À deux mois d’un scrutin présidentiel sous haute tension, le leader de l’UNDP a lancé, lors d’une conférence de presse à Yaoundé, un appel frontal à l’unité stratégique de l’opposition.

Un paysage politique fragmenté et fragilisé
Face au rejet de candidatures phares et au verrouillage du jeu politique par le RDPC, Bello Bouba exhorte les forces politiques à ne pas déserter l’arène électorale, tout en rejetant toute dérive violente. Un signal fort dans un paysage fragmenté et miné par la défiance. Avec le rejet de nombreuses candidatures – notamment celle de Maurice Kamto, figure centrale de l’opposition –, l’échiquier politique camerounais se retrouve partiellement désossé à quelques semaines du scrutin présidentiel. Face à un pouvoir qui contrôle l’appareil judiciaire, administratif et sécuritaire, les formations d’opposition apparaissent désarticulées, divisées et souvent désarmées.
Faut-il continuer à jouer la partie selon les règles fixées par le régime ou rompre avec ce que certains qualifient déjà de « simulacre électoral » ? C’est dans ce contexte que Bello Bouba Maigari, président de l’UNDP, a tenu une conférence de presse remarquée cette semaine à Yaoundé. Appelant à « ne pas abandonner le terrain électoral au seul RDPC », il a plaidé pour une « mobilisation responsable et coordonnée » de l’opposition, tout en rejetant toute forme de confrontation violente. Selon lui, l’heure n’est plus à la dispersion des forces, mais à « un effort de concertation patriotique » pour faire bloc face au verrouillage du système.

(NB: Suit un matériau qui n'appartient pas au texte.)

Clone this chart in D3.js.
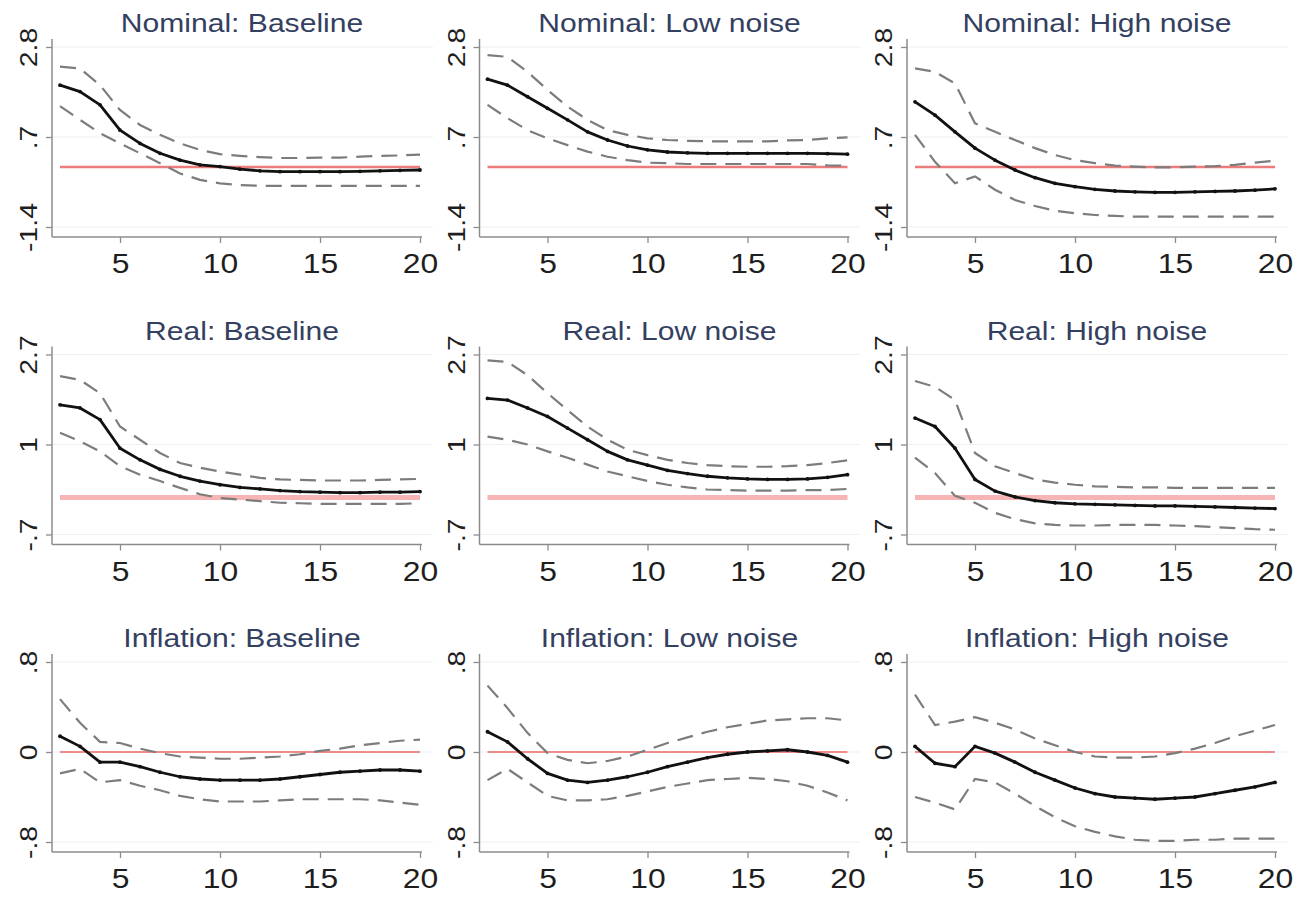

Boycotter ou rester dans l’arène ?
« Par solidarité, les autres leaders de l’opposition devraient prôner le boycott pur et simple du scrutin, puisque participer à cette élection reviendrait à la légitimer » s’indigne Balaza, militant du MRC à Meskine, une banlieue de Maroua. Mais l’expérience de 1992, 2004 ou 2018 démontre que le boycott a rarement eu des effets structurants sur le pouvoir en place. Au contraire, il tend à vider l’arène politique d’alternatives visibles, permettant au RDPC de revendiquer une victoire sans adversité crédible. « Malgré tout, nous devons prôner une présence tactique, même symbolique, afin de maintenir la flamme de l’alternance et de mobiliser une base électorale, ne serait-ce que pour poser les jalons d’un futur changement », commente Baba Simon, militant de l’UNDP dans la Commune de Moutourwa.
En écho à ces propos, Bello Bouba Maigari a insisté sur « l’urgence d’un cadre commun » où les partis discuteraient d’une stratégie partagée, quitte à se répartir les rôles entre participation électorale et actions de plaidoyer politique.
Le piège de la violence
L’autre scénario – redouté par les autorités et la majorité de Camerounais – est celui d’une contestation extra-institutionnelle, dans la rue. « Si les appels à la mobilisation sont ignorés, des franges instrumentalisées de la jeunesse urbaine pourraient opter pour des formes de protestation directe. Mais ce choix est risqué dans un pays où les libertés publiques sont fortement encadrées. La répression des manifestations postélectorales de 2018 en est un précédent dissuasif », rappelle le docteur Waldé Enoc.
Dans un environnement politique où le droit semble instrumentalisé, le silence est une abdication, et l’affrontement frontal une impasse. Rester debout, structurer une parole collective, parler au peuple et non seulement aux institutions, et construire dans le temps une alternative crédible : telle pourrait être la posture à adopter face à un pouvoir qui semble vouloir tout verrouiller sans tout écraser.